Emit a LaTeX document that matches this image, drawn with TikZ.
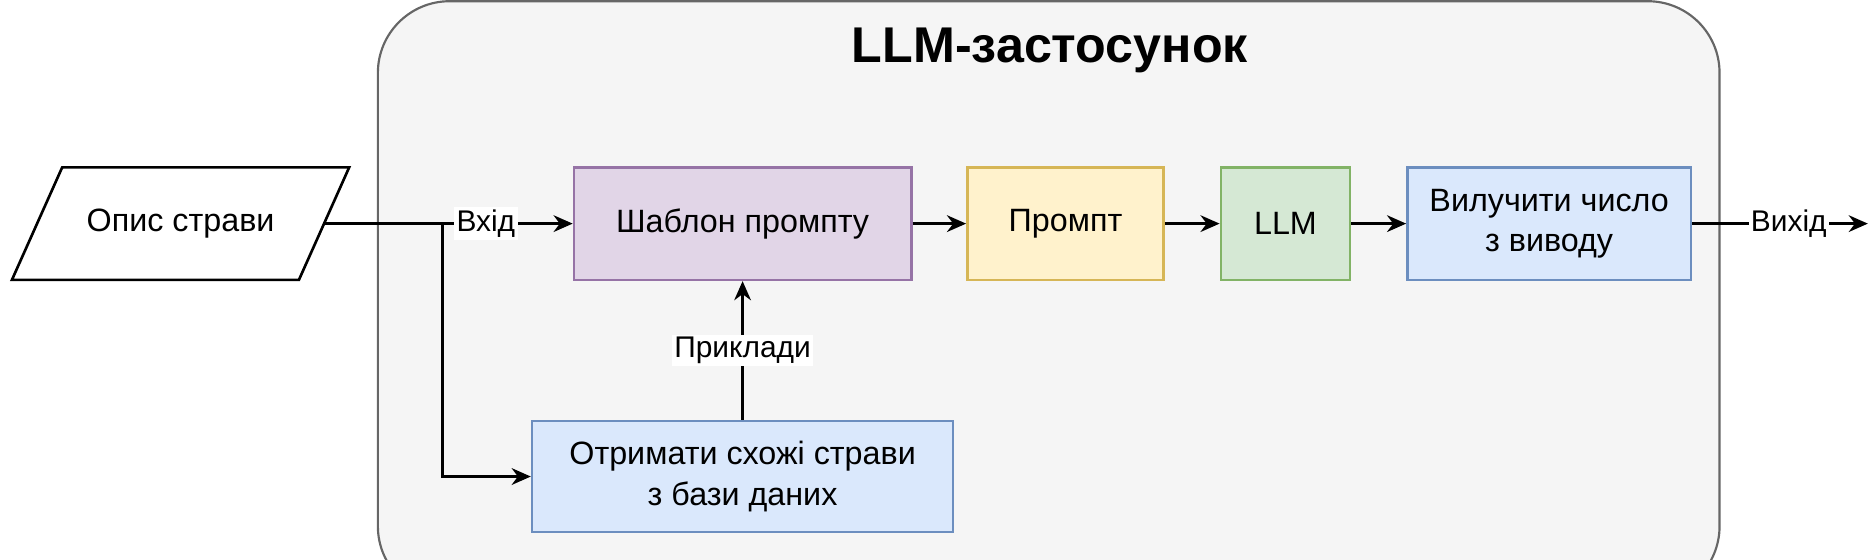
\documentclass[tikz,border=0pt]{standalone}
\usepackage{fontspec}
\setmainfont{Liberation Sans}
\usetikzlibrary{arrows.meta}
\definecolor{cfill}{HTML}{F5F5F5}\definecolor{cline}{HTML}{666666}
\definecolor{pf}{HTML}{E1D5E7}\definecolor{pl}{HTML}{9673A6}
\definecolor{yf}{HTML}{FFF2CC}\definecolor{yl}{HTML}{D6B656}
\definecolor{gf}{HTML}{D5E8D4}\definecolor{gl}{HTML}{82B366}
\definecolor{bf}{HTML}{DAE8FC}\definecolor{bl}{HTML}{6C8EBF}
\begin{document}
\begin{tikzpicture}[x=0.5pt,y=-0.5pt,
 box/.style={draw=#1,line width=1.1pt,minimum height=47pt,inner sep=0pt,align=center,font=\fontsize{13.5}{17}\selectfont},
 arr/.style={line width=1.1pt,-{Stealth[length=8pt,width=7pt]}},
 lab/.style={fill=white,inner sep=1pt,font=\fontsize{12.5}{14}\selectfont}]
\useasboundingbox (0,0) rectangle (1568,468);
\draw[fill=cfill,draw=cline,line width=0.9pt,rounded corners=30pt] (316,1) rectangle (1438,500);
\node[font=\bfseries\fontsize{21}{24}\selectfont] (title) at (878,42) {LLM-застосунок};
\draw[line width=1.1pt,fill=white] (52,140) -- (292,140) -- (250,234) -- (10,234) -- cycle;
\node[minimum width=120pt,minimum height=47pt,inner sep=0pt,font=\fontsize{13.5}{17}\selectfont] (opis) at (151,187) {Опис страви};
\node[box=pl,fill=pf,minimum width=141pt] (shab) at (621,187) {Шаблон промпту};
\node[box=yl,fill=yf,minimum width=82pt] (prompt) at (891,187) {Промпт};
\node[box=gl,fill=gf,minimum width=54pt] (llm) at (1075,187) {LLM};
\node[box=bl,fill=bf,minimum width=118.5pt] (vyl) at (1295.5,187) {Вилучити число\\з виводу};
\node[box=bl,fill=bf,minimum width=176pt,minimum height=46.5pt] (otr) at (621,398.5) {Отримати схожі страви\\з бази даних};
\coordinate (br) at (370,187);
\coordinate (out) at (1562,187);
\draw[arr] (opis.east) -- (shab.west) node[lab,pos=0.65] {Вхід};
\draw[arr] (br) |- (otr.west);
\draw[arr] (otr.north) -- (shab.south) node[lab,midway] {Приклади};
\draw[arr] (shab) -- (prompt);
\draw[arr] (prompt) -- (llm);
\draw[arr] (llm) -- (vyl);
\draw[arr] (vyl.east) -- (out) node[lab,pos=0.55] {Вихід};
\end{tikzpicture}
\end{document}
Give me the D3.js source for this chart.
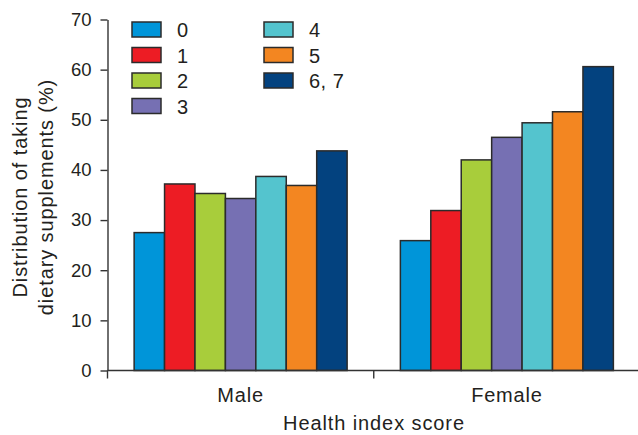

--*--

Set the pictures aside and transcribe the data above exactly.

Emit a LaTeX document that matches this image, drawn with TikZ.
\documentclass[tikz,border=0pt]{standalone}
\usepackage{fontspec}
\setmainfont{Liberation Sans}
\usetikzlibrary{arrows.meta}
\definecolor{cfill}{HTML}{F5F5F5}\definecolor{cline}{HTML}{666666}
\definecolor{pf}{HTML}{E1D5E7}\definecolor{pl}{HTML}{9673A6}
\definecolor{yf}{HTML}{FFF2CC}\definecolor{yl}{HTML}{D6B656}
\definecolor{gf}{HTML}{D5E8D4}\definecolor{gl}{HTML}{82B366}
\definecolor{bf}{HTML}{DAE8FC}\definecolor{bl}{HTML}{6C8EBF}
\begin{document}
\begin{tikzpicture}[x=0.5pt,y=-0.5pt,
 box/.style={draw=#1,line width=1.1pt,minimum height=47pt,inner sep=0pt,align=center,font=\fontsize{13.5}{17}\selectfont},
 arr/.style={line width=1.1pt,-{Stealth[length=8pt,width=7pt]}},
 lab/.style={fill=white,inner sep=1pt,font=\fontsize{12.5}{14}\selectfont}]
\useasboundingbox (0,0) rectangle (1568,468);
\draw[fill=cfill,draw=cline,line width=0.9pt,rounded corners=30pt] (316,1) rectangle (1438,500);
\node[font=\bfseries\fontsize{21}{24}\selectfont] (title) at (878,42) {LLM-застосунок};
\draw[line width=1.1pt,fill=white] (52,140) -- (292,140) -- (250,234) -- (10,234) -- cycle;
\node[minimum width=120pt,minimum height=47pt,inner sep=0pt,font=\fontsize{13.5}{17}\selectfont] (opis) at (151,187) {Опис страви};
\node[box=pl,fill=pf,minimum width=141pt] (shab) at (621,187) {Шаблон промпту};
\node[box=yl,fill=yf,minimum width=82pt] (prompt) at (891,187) {Промпт};
\node[box=gl,fill=gf,minimum width=54pt] (llm) at (1075,187) {LLM};
\node[box=bl,fill=bf,minimum width=118.5pt] (vyl) at (1295.5,187) {Вилучити число\\з виводу};
\node[box=bl,fill=bf,minimum width=176pt,minimum height=46.5pt] (otr) at (621,398.5) {Отримати схожі страви\\з бази даних};
\coordinate (br) at (370,187);
\coordinate (out) at (1562,187);
\draw[arr] (opis.east) -- (shab.west) node[lab,pos=0.65] {Вхід};
\draw[arr] (br) |- (otr.west);
\draw[arr] (otr.north) -- (shab.south) node[lab,midway] {Приклади};
\draw[arr] (shab) -- (prompt);
\draw[arr] (prompt) -- (llm);
\draw[arr] (llm) -- (vyl);
\draw[arr] (vyl.east) -- (out) node[lab,pos=0.55] {Вихід};
\end{tikzpicture}
\end{document}
Give me the D3.js source for this chart.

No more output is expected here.